Task: Pick out the lines containing "this".

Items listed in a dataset
___

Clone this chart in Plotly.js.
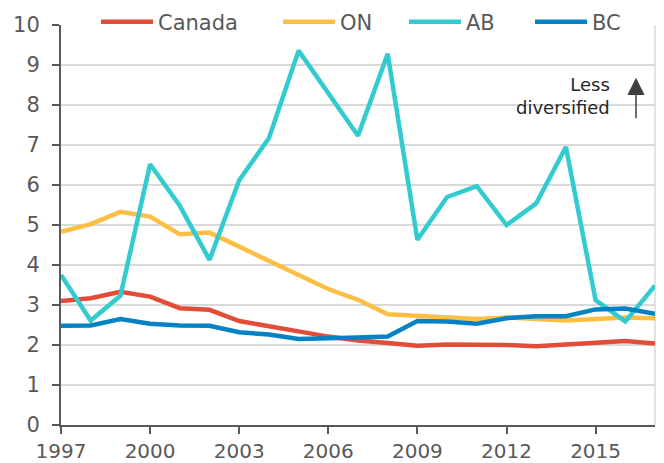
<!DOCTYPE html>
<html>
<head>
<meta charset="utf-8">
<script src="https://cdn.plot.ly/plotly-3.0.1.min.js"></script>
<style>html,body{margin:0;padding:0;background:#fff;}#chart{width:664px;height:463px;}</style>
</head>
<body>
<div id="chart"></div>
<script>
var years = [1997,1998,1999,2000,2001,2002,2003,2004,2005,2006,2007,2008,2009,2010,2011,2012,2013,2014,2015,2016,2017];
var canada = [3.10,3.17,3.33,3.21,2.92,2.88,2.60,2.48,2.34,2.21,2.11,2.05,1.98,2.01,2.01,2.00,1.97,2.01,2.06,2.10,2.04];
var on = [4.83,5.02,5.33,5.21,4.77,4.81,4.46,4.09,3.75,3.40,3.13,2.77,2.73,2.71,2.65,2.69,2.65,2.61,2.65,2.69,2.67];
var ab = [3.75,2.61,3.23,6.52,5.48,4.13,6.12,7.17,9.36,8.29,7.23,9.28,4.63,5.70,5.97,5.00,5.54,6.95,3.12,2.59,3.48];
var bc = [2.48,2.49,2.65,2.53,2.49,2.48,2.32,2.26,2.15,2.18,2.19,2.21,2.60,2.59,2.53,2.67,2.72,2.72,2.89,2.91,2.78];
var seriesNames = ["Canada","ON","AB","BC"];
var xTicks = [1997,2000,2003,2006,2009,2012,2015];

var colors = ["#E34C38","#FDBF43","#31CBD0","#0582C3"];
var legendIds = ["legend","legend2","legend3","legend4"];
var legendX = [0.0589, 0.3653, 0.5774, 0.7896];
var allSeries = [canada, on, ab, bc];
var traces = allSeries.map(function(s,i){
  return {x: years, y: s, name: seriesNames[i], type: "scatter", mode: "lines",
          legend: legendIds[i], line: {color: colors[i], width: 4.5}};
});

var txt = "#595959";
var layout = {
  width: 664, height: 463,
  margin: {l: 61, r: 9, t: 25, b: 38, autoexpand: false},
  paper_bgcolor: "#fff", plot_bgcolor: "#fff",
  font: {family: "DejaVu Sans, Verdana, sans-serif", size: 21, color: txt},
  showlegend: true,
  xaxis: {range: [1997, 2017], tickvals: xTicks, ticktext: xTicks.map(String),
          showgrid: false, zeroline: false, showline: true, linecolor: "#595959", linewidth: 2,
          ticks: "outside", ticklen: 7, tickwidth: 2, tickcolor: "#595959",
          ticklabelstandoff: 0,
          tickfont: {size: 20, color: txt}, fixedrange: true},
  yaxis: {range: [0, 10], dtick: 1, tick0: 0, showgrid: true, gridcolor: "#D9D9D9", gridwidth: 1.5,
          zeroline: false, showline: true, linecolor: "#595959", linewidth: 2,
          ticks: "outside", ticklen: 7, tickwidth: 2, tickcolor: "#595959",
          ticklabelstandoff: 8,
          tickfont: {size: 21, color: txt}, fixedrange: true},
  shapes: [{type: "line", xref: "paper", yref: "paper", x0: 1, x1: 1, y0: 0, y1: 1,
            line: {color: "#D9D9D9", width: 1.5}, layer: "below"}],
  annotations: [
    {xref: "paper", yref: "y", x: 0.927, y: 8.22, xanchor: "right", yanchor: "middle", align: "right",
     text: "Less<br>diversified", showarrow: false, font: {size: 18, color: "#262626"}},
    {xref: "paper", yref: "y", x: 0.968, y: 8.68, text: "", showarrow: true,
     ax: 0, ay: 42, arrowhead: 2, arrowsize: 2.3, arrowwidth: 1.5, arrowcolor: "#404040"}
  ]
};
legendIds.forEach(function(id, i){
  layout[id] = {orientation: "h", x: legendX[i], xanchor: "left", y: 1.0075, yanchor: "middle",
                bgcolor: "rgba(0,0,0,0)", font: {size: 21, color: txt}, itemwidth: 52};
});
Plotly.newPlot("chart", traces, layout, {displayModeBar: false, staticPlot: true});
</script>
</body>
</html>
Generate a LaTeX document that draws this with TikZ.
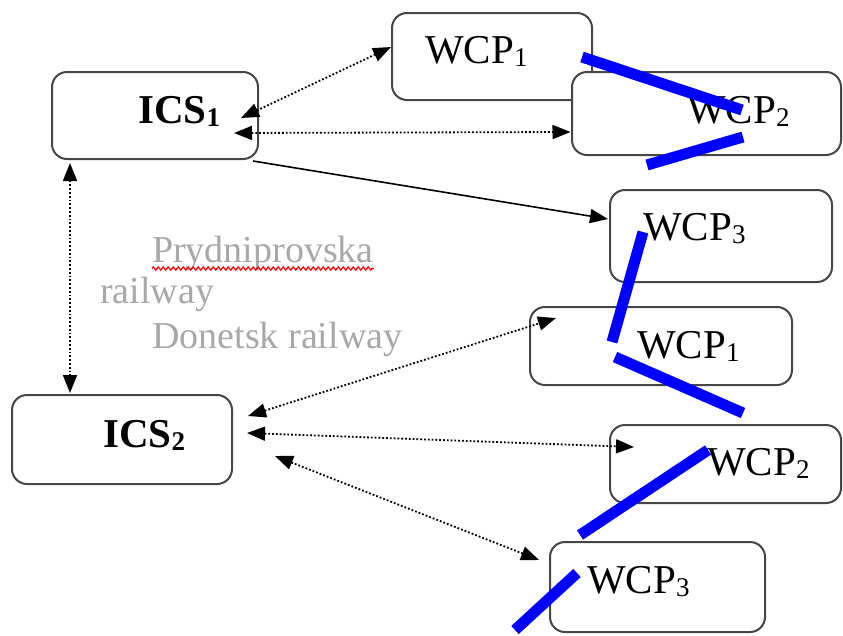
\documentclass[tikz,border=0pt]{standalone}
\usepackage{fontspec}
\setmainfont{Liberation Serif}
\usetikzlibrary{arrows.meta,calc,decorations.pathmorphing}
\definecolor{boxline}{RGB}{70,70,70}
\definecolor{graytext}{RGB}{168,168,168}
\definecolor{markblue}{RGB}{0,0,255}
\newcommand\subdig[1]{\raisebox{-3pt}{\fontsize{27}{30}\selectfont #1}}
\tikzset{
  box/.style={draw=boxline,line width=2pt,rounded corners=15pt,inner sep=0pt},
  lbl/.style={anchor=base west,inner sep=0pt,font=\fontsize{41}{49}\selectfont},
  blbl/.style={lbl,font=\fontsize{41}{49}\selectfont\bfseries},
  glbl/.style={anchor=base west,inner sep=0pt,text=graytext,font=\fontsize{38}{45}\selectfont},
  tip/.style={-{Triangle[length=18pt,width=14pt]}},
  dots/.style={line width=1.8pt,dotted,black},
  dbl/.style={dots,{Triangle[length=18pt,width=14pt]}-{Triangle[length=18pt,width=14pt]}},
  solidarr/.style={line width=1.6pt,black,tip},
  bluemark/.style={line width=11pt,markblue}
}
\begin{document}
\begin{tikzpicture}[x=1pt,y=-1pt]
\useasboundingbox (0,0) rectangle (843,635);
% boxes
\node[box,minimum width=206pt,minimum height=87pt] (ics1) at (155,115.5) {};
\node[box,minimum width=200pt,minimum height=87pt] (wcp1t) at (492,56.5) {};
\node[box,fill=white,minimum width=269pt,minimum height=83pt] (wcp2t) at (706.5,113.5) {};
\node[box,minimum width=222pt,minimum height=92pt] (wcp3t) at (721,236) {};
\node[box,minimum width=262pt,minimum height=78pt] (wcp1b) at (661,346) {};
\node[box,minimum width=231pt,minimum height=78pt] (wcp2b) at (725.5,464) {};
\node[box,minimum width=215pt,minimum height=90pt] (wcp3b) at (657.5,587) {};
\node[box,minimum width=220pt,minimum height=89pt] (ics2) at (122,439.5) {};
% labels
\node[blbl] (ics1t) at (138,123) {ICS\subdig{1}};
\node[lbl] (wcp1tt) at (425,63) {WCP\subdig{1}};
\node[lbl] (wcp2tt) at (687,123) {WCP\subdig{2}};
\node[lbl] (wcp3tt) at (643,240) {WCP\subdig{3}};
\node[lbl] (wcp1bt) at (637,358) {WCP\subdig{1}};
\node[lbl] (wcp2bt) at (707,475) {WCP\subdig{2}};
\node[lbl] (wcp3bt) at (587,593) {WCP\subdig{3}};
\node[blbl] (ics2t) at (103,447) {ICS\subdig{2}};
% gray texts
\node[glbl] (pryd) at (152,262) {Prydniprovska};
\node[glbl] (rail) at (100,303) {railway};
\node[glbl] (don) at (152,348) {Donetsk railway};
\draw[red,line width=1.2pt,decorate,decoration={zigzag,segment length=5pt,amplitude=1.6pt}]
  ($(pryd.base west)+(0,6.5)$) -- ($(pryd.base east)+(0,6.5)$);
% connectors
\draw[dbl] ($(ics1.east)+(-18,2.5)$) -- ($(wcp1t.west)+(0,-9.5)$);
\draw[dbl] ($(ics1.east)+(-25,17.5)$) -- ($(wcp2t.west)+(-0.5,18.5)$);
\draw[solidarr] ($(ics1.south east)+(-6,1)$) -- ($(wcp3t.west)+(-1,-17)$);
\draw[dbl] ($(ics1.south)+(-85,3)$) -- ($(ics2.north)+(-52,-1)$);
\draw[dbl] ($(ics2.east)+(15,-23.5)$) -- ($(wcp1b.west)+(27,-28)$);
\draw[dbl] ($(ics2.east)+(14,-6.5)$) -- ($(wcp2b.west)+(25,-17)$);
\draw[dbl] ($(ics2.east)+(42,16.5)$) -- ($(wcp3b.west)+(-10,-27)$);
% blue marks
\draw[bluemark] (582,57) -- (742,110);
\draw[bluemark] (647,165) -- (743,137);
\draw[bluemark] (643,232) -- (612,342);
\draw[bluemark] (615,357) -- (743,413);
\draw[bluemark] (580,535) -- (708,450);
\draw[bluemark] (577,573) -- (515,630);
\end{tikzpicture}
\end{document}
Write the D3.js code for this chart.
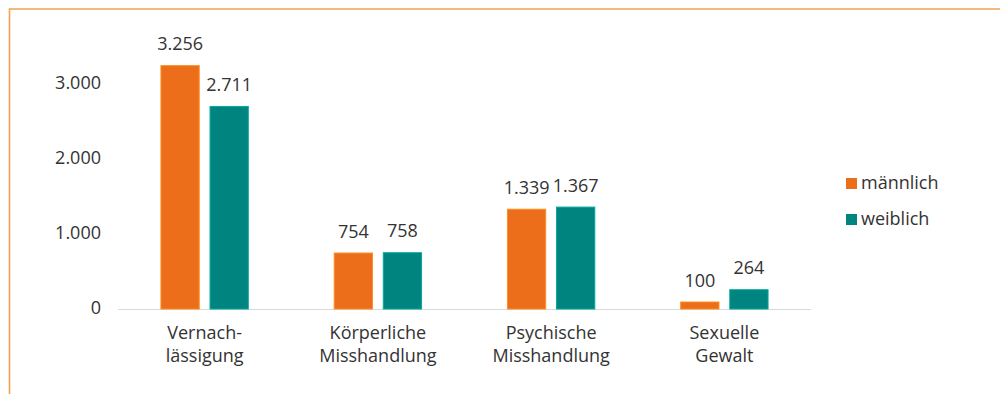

___

Expected answer:
Clone this chart in Plotly.js.
Generate a LaTeX document that draws this with TikZ.
Write the D3.js code for this chart.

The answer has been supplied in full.